_Data_

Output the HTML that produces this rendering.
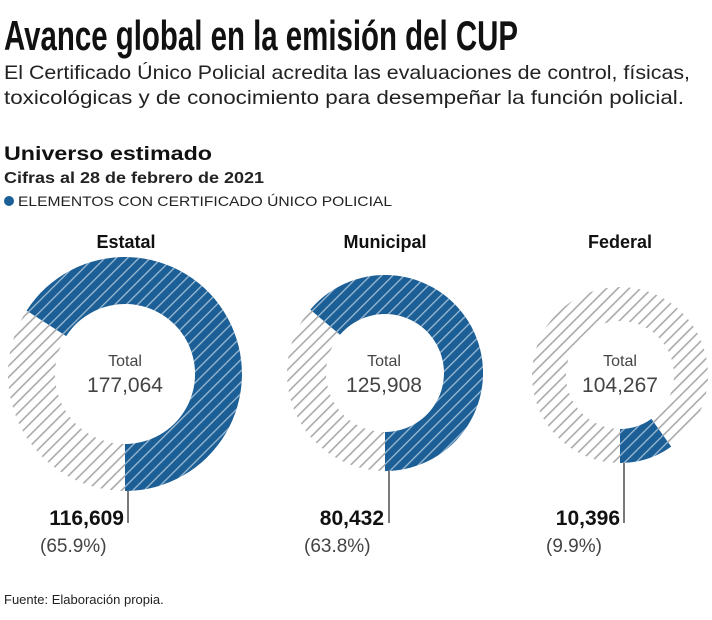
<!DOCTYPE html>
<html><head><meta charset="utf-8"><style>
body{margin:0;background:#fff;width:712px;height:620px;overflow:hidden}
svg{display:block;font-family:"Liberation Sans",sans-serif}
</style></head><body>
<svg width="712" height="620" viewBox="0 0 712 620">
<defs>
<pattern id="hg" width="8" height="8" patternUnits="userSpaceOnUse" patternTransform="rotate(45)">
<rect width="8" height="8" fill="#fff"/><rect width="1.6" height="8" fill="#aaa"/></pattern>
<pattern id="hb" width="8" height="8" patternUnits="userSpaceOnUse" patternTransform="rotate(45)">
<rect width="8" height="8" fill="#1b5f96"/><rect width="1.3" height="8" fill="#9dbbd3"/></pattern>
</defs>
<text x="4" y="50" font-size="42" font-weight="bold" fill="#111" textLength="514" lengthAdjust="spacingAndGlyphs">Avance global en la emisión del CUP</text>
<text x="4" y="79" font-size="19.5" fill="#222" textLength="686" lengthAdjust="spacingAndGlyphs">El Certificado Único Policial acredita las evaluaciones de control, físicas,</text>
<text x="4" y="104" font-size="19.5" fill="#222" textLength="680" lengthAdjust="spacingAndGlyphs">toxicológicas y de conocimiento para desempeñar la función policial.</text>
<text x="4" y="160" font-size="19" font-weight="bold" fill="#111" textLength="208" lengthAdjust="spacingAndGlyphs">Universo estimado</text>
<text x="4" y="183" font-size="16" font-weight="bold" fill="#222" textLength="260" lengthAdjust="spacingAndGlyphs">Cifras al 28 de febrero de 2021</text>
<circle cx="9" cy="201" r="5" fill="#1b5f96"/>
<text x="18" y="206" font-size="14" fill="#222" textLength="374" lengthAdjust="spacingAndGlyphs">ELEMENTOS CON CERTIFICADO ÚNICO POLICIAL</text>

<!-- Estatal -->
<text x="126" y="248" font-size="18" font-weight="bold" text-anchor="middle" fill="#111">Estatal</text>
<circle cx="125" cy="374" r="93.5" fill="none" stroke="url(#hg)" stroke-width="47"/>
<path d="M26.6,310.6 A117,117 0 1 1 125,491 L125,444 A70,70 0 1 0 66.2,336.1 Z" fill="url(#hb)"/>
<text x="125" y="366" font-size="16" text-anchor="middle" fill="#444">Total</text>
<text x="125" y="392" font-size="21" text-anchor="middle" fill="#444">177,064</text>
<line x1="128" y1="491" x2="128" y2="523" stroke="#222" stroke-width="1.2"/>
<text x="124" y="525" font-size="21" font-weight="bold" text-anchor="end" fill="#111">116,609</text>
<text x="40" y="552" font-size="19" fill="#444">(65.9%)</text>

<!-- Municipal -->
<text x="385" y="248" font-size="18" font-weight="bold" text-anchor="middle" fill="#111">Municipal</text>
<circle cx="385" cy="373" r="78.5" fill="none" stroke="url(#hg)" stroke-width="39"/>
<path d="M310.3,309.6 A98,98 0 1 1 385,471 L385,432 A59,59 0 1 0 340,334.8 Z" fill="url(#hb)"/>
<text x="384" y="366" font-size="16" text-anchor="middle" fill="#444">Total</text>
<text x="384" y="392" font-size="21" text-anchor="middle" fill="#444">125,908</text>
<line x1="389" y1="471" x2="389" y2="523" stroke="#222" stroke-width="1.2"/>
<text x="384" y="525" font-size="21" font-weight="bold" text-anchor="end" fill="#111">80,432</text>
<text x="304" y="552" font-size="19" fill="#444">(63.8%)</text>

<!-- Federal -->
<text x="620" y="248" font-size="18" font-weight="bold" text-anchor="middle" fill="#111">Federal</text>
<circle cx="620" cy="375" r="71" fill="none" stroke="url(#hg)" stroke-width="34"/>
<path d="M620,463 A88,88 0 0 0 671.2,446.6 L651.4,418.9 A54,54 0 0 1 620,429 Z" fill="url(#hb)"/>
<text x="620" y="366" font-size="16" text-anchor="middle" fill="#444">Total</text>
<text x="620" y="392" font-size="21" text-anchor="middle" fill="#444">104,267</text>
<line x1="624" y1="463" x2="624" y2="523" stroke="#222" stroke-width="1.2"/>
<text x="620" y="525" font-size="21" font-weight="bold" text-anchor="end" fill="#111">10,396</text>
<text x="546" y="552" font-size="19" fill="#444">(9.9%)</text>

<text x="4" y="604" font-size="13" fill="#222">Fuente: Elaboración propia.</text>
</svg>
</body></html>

_What is asked_
Exclude the images and reproduce the remaining data exactly.

_Task answer_
Output the HTML that produces this rendering.
<!DOCTYPE html>
<html><head><meta charset="utf-8"><style>
body{margin:0;background:#fff;width:712px;height:620px;overflow:hidden}
svg{display:block;font-family:"Liberation Sans",sans-serif}
</style></head><body>
<svg width="712" height="620" viewBox="0 0 712 620">
<defs>
<pattern id="hg" width="8" height="8" patternUnits="userSpaceOnUse" patternTransform="rotate(45)">
<rect width="8" height="8" fill="#fff"/><rect width="1.6" height="8" fill="#aaa"/></pattern>
<pattern id="hb" width="8" height="8" patternUnits="userSpaceOnUse" patternTransform="rotate(45)">
<rect width="8" height="8" fill="#1b5f96"/><rect width="1.3" height="8" fill="#9dbbd3"/></pattern>
</defs>
<text x="4" y="50" font-size="42" font-weight="bold" fill="#111" textLength="514" lengthAdjust="spacingAndGlyphs">Avance global en la emisión del CUP</text>
<text x="4" y="79" font-size="19.5" fill="#222" textLength="686" lengthAdjust="spacingAndGlyphs">El Certificado Único Policial acredita las evaluaciones de control, físicas,</text>
<text x="4" y="104" font-size="19.5" fill="#222" textLength="680" lengthAdjust="spacingAndGlyphs">toxicológicas y de conocimiento para desempeñar la función policial.</text>
<text x="4" y="160" font-size="19" font-weight="bold" fill="#111" textLength="208" lengthAdjust="spacingAndGlyphs">Universo estimado</text>
<text x="4" y="183" font-size="16" font-weight="bold" fill="#222" textLength="260" lengthAdjust="spacingAndGlyphs">Cifras al 28 de febrero de 2021</text>
<circle cx="9" cy="201" r="5" fill="#1b5f96"/>
<text x="18" y="206" font-size="14" fill="#222" textLength="374" lengthAdjust="spacingAndGlyphs">ELEMENTOS CON CERTIFICADO ÚNICO POLICIAL</text>

<!-- Estatal -->
<text x="126" y="248" font-size="18" font-weight="bold" text-anchor="middle" fill="#111">Estatal</text>
<circle cx="125" cy="374" r="93.5" fill="none" stroke="url(#hg)" stroke-width="47"/>
<path d="M26.6,310.6 A117,117 0 1 1 125,491 L125,444 A70,70 0 1 0 66.2,336.1 Z" fill="url(#hb)"/>
<text x="125" y="366" font-size="16" text-anchor="middle" fill="#444">Total</text>
<text x="125" y="392" font-size="21" text-anchor="middle" fill="#444">177,064</text>
<line x1="128" y1="491" x2="128" y2="523" stroke="#222" stroke-width="1.2"/>
<text x="124" y="525" font-size="21" font-weight="bold" text-anchor="end" fill="#111">116,609</text>
<text x="40" y="552" font-size="19" fill="#444">(65.9%)</text>

<!-- Municipal -->
<text x="385" y="248" font-size="18" font-weight="bold" text-anchor="middle" fill="#111">Municipal</text>
<circle cx="385" cy="373" r="78.5" fill="none" stroke="url(#hg)" stroke-width="39"/>
<path d="M310.3,309.6 A98,98 0 1 1 385,471 L385,432 A59,59 0 1 0 340,334.8 Z" fill="url(#hb)"/>
<text x="384" y="366" font-size="16" text-anchor="middle" fill="#444">Total</text>
<text x="384" y="392" font-size="21" text-anchor="middle" fill="#444">125,908</text>
<line x1="389" y1="471" x2="389" y2="523" stroke="#222" stroke-width="1.2"/>
<text x="384" y="525" font-size="21" font-weight="bold" text-anchor="end" fill="#111">80,432</text>
<text x="304" y="552" font-size="19" fill="#444">(63.8%)</text>

<!-- Federal -->
<text x="620" y="248" font-size="18" font-weight="bold" text-anchor="middle" fill="#111">Federal</text>
<circle cx="620" cy="375" r="71" fill="none" stroke="url(#hg)" stroke-width="34"/>
<path d="M620,463 A88,88 0 0 0 671.2,446.6 L651.4,418.9 A54,54 0 0 1 620,429 Z" fill="url(#hb)"/>
<text x="620" y="366" font-size="16" text-anchor="middle" fill="#444">Total</text>
<text x="620" y="392" font-size="21" text-anchor="middle" fill="#444">104,267</text>
<line x1="624" y1="463" x2="624" y2="523" stroke="#222" stroke-width="1.2"/>
<text x="620" y="525" font-size="21" font-weight="bold" text-anchor="end" fill="#111">10,396</text>
<text x="546" y="552" font-size="19" fill="#444">(9.9%)</text>

<text x="4" y="604" font-size="13" fill="#222">Fuente: Elaboración propia.</text>
</svg>
</body></html>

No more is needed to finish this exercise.